• [REQUIRED TASK] Take every line that has the string "React" and copy it out.

○ ○ ○

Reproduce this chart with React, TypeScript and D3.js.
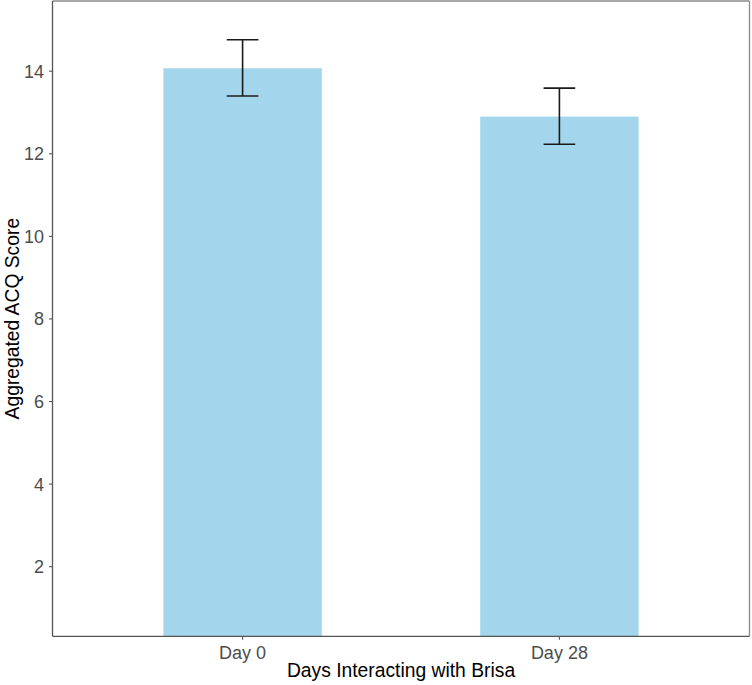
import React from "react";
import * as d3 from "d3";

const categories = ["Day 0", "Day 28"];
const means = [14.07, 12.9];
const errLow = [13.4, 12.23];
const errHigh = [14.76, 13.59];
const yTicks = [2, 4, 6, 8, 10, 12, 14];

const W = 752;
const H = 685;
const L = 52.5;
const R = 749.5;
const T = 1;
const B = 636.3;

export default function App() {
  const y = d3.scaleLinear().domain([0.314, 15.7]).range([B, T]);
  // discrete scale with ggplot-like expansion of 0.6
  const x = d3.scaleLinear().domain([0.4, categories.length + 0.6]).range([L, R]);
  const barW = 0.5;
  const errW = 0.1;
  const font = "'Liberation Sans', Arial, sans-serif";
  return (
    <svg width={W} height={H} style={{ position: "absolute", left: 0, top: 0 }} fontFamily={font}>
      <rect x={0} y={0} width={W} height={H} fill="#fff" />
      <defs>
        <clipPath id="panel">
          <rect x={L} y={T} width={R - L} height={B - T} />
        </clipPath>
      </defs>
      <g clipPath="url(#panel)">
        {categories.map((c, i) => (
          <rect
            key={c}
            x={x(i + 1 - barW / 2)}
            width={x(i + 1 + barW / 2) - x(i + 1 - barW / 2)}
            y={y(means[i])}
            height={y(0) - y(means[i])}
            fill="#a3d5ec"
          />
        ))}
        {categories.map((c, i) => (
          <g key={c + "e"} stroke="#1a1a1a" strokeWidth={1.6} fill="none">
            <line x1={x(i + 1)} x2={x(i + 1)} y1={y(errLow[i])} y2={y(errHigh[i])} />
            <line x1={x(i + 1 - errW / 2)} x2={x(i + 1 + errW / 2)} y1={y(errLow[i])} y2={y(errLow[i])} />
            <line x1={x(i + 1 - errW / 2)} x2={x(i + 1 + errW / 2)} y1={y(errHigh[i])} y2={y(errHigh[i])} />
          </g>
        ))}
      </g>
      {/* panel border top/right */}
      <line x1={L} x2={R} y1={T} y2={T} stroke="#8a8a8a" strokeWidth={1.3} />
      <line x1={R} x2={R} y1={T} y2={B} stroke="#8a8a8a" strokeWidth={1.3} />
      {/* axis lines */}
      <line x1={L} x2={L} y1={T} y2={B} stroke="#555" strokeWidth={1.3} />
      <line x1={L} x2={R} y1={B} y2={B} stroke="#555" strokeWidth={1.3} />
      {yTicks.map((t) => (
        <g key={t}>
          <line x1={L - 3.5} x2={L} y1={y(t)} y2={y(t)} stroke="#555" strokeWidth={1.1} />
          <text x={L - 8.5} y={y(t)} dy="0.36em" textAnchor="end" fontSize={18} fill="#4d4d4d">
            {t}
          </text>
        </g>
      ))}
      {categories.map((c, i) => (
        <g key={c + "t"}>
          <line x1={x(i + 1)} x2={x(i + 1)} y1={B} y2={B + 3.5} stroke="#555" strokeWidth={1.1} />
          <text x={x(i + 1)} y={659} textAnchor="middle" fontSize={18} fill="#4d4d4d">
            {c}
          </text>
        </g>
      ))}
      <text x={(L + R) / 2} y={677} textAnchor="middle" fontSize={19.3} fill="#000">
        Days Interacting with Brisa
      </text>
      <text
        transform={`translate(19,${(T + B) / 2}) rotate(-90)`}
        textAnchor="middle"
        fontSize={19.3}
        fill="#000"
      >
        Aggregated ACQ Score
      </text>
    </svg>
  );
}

○ ○ ○

• [SOLVED PROBLEM]
Reproduce this chart with React, TypeScript and D3.js.
import React from "react";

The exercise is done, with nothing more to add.